** start **

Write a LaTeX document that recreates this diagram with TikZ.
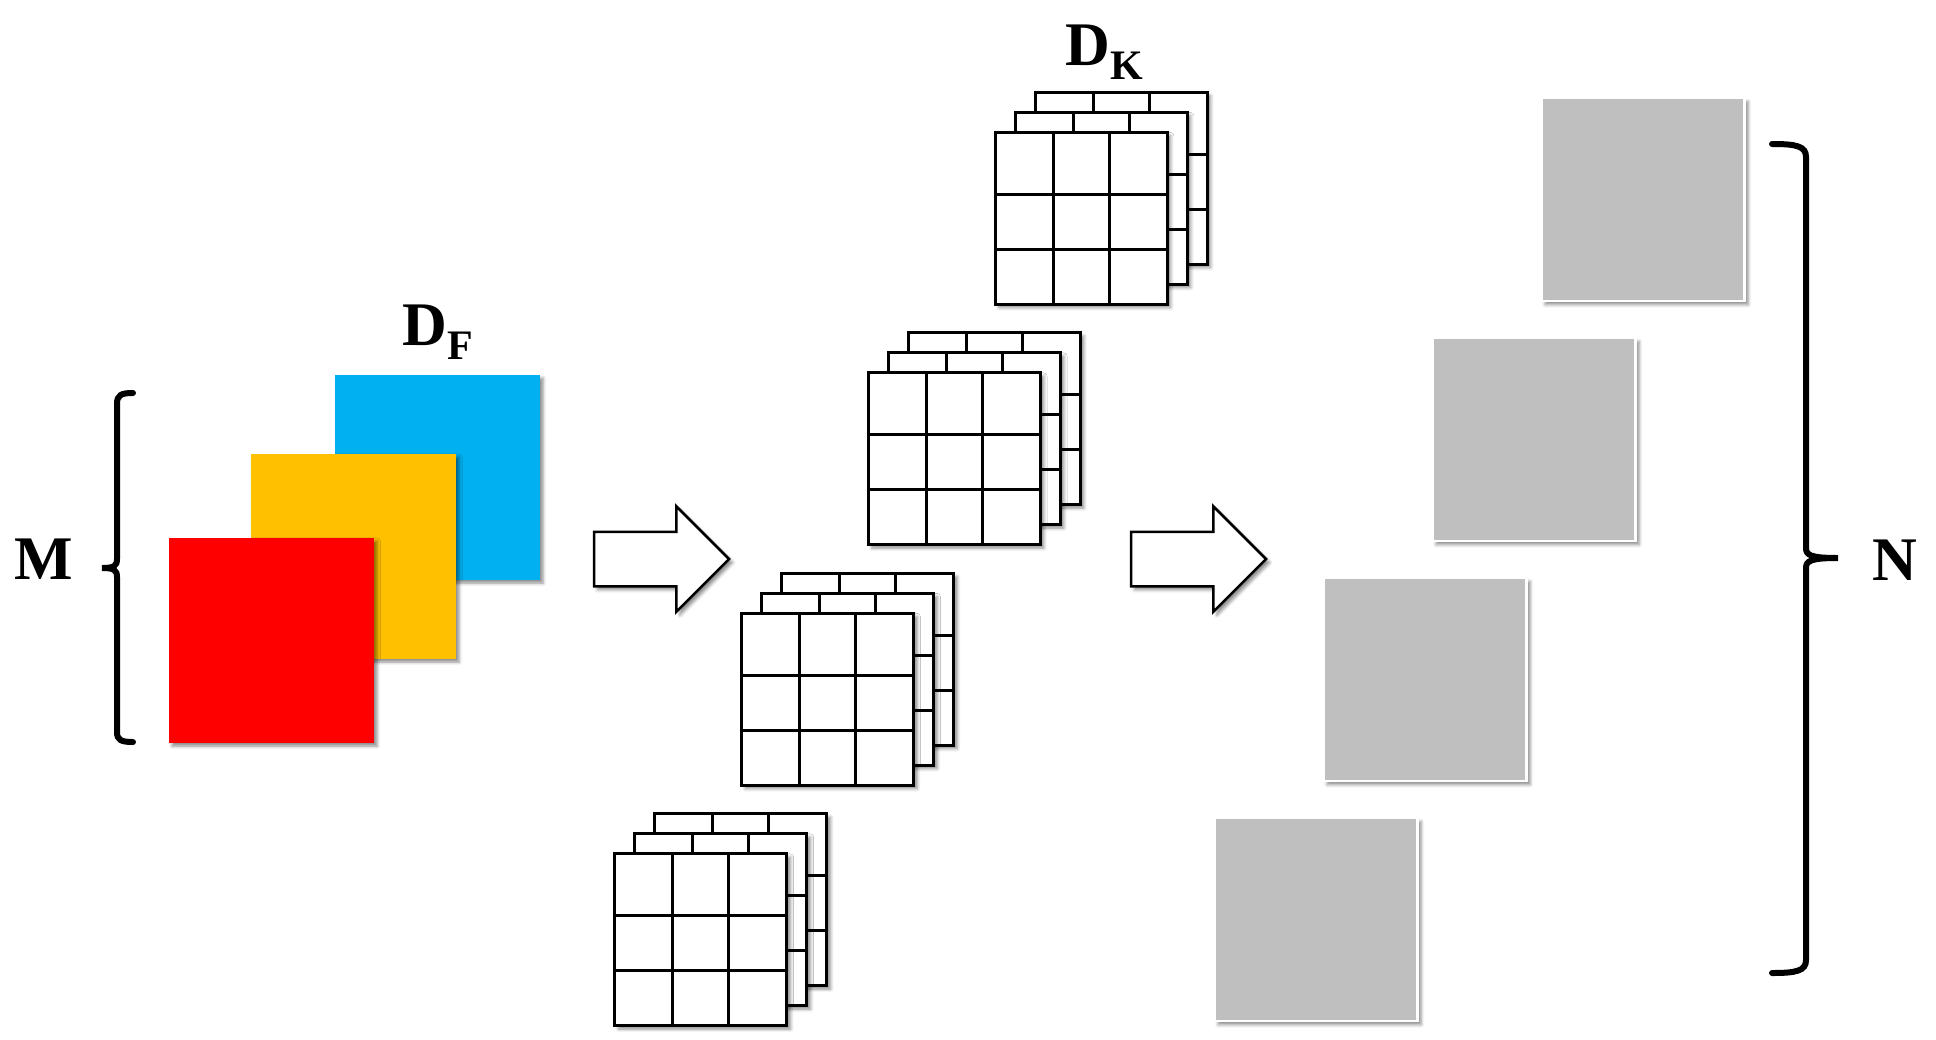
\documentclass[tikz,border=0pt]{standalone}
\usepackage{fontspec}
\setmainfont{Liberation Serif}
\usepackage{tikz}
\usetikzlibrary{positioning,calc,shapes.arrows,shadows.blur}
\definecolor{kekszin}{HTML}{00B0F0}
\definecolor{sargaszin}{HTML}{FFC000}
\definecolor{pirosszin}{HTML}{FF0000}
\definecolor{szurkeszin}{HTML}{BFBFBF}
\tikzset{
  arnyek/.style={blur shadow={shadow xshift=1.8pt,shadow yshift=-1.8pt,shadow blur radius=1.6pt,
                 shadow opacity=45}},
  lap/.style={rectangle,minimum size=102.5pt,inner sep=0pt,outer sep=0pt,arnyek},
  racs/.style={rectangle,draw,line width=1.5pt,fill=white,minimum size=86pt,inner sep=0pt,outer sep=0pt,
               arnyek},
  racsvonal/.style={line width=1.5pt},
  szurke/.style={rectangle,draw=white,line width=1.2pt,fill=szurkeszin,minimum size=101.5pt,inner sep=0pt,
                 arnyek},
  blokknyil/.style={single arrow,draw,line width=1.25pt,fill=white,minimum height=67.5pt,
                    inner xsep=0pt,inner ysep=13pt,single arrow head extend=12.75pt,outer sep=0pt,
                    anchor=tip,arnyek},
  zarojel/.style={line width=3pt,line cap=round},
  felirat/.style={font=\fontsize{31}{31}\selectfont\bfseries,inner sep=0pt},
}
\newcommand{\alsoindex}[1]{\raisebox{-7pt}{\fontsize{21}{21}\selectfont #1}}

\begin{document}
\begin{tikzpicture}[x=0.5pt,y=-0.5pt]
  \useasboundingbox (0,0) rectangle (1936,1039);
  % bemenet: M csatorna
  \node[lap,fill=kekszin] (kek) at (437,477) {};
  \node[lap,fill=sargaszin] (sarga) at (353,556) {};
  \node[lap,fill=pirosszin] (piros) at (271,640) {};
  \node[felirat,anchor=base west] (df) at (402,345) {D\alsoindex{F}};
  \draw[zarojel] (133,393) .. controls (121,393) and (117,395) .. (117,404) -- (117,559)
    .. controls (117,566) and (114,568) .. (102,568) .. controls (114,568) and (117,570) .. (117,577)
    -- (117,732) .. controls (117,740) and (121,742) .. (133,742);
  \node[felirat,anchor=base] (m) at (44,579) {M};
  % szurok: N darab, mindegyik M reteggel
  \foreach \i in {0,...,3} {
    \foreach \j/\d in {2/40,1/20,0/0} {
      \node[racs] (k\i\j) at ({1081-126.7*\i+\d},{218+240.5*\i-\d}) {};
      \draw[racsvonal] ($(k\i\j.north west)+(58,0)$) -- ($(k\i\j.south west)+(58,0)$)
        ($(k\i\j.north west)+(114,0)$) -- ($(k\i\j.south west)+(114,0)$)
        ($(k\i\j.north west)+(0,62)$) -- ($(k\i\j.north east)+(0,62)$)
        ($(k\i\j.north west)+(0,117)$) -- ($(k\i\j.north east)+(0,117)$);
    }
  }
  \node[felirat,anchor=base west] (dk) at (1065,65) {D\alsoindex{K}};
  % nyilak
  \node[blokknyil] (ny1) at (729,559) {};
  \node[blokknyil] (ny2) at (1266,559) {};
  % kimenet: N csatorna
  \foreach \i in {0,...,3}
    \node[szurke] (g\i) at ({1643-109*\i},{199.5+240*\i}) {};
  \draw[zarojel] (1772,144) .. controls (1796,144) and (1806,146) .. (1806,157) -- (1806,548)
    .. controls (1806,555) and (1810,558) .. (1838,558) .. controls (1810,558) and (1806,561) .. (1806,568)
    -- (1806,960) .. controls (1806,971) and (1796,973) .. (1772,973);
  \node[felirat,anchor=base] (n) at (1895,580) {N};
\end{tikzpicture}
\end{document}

** end **

§ **TASK BRIEF**:
Quote in full the listing given above; the images are to be left out.

§ **TASK SOLUTION**:
Write a LaTeX document that recreates this diagram with TikZ.
\documentclass[tikz,border=0pt]{standalone}
\usepackage{fontspec}
\setmainfont{Liberation Serif}
\usepackage{tikz}
\usetikzlibrary{positioning,calc,shapes.arrows,shadows.blur}
\definecolor{kekszin}{HTML}{00B0F0}
\definecolor{sargaszin}{HTML}{FFC000}
\definecolor{pirosszin}{HTML}{FF0000}
\definecolor{szurkeszin}{HTML}{BFBFBF}
\tikzset{
  arnyek/.style={blur shadow={shadow xshift=1.8pt,shadow yshift=-1.8pt,shadow blur radius=1.6pt,
                 shadow opacity=45}},
  lap/.style={rectangle,minimum size=102.5pt,inner sep=0pt,outer sep=0pt,arnyek},
  racs/.style={rectangle,draw,line width=1.5pt,fill=white,minimum size=86pt,inner sep=0pt,outer sep=0pt,
               arnyek},
  racsvonal/.style={line width=1.5pt},
  szurke/.style={rectangle,draw=white,line width=1.2pt,fill=szurkeszin,minimum size=101.5pt,inner sep=0pt,
                 arnyek},
  blokknyil/.style={single arrow,draw,line width=1.25pt,fill=white,minimum height=67.5pt,
                    inner xsep=0pt,inner ysep=13pt,single arrow head extend=12.75pt,outer sep=0pt,
                    anchor=tip,arnyek},
  zarojel/.style={line width=3pt,line cap=round},
  felirat/.style={font=\fontsize{31}{31}\selectfont\bfseries,inner sep=0pt},
}
\newcommand{\alsoindex}[1]{\raisebox{-7pt}{\fontsize{21}{21}\selectfont #1}}

\begin{document}
\begin{tikzpicture}[x=0.5pt,y=-0.5pt]
  \useasboundingbox (0,0) rectangle (1936,1039);
  % bemenet: M csatorna
  \node[lap,fill=kekszin] (kek) at (437,477) {};
  \node[lap,fill=sargaszin] (sarga) at (353,556) {};
  \node[lap,fill=pirosszin] (piros) at (271,640) {};
  \node[felirat,anchor=base west] (df) at (402,345) {D\alsoindex{F}};
  \draw[zarojel] (133,393) .. controls (121,393) and (117,395) .. (117,404) -- (117,559)
    .. controls (117,566) and (114,568) .. (102,568) .. controls (114,568) and (117,570) .. (117,577)
    -- (117,732) .. controls (117,740) and (121,742) .. (133,742);
  \node[felirat,anchor=base] (m) at (44,579) {M};
  % szurok: N darab, mindegyik M reteggel
  \foreach \i in {0,...,3} {
    \foreach \j/\d in {2/40,1/20,0/0} {
      \node[racs] (k\i\j) at ({1081-126.7*\i+\d},{218+240.5*\i-\d}) {};
      \draw[racsvonal] ($(k\i\j.north west)+(58,0)$) -- ($(k\i\j.south west)+(58,0)$)
        ($(k\i\j.north west)+(114,0)$) -- ($(k\i\j.south west)+(114,0)$)
        ($(k\i\j.north west)+(0,62)$) -- ($(k\i\j.north east)+(0,62)$)
        ($(k\i\j.north west)+(0,117)$) -- ($(k\i\j.north east)+(0,117)$);
    }
  }
  \node[felirat,anchor=base west] (dk) at (1065,65) {D\alsoindex{K}};
  % nyilak
  \node[blokknyil] (ny1) at (729,559) {};
  \node[blokknyil] (ny2) at (1266,559) {};
  % kimenet: N csatorna
  \foreach \i in {0,...,3}
    \node[szurke] (g\i) at ({1643-109*\i},{199.5+240*\i}) {};
  \draw[zarojel] (1772,144) .. controls (1796,144) and (1806,146) .. (1806,157) -- (1806,548)
    .. controls (1806,555) and (1810,558) .. (1838,558) .. controls (1810,558) and (1806,561) .. (1806,568)
    -- (1806,960) .. controls (1806,971) and (1796,973) .. (1772,973);
  \node[felirat,anchor=base] (n) at (1895,580) {N};
\end{tikzpicture}
\end{document}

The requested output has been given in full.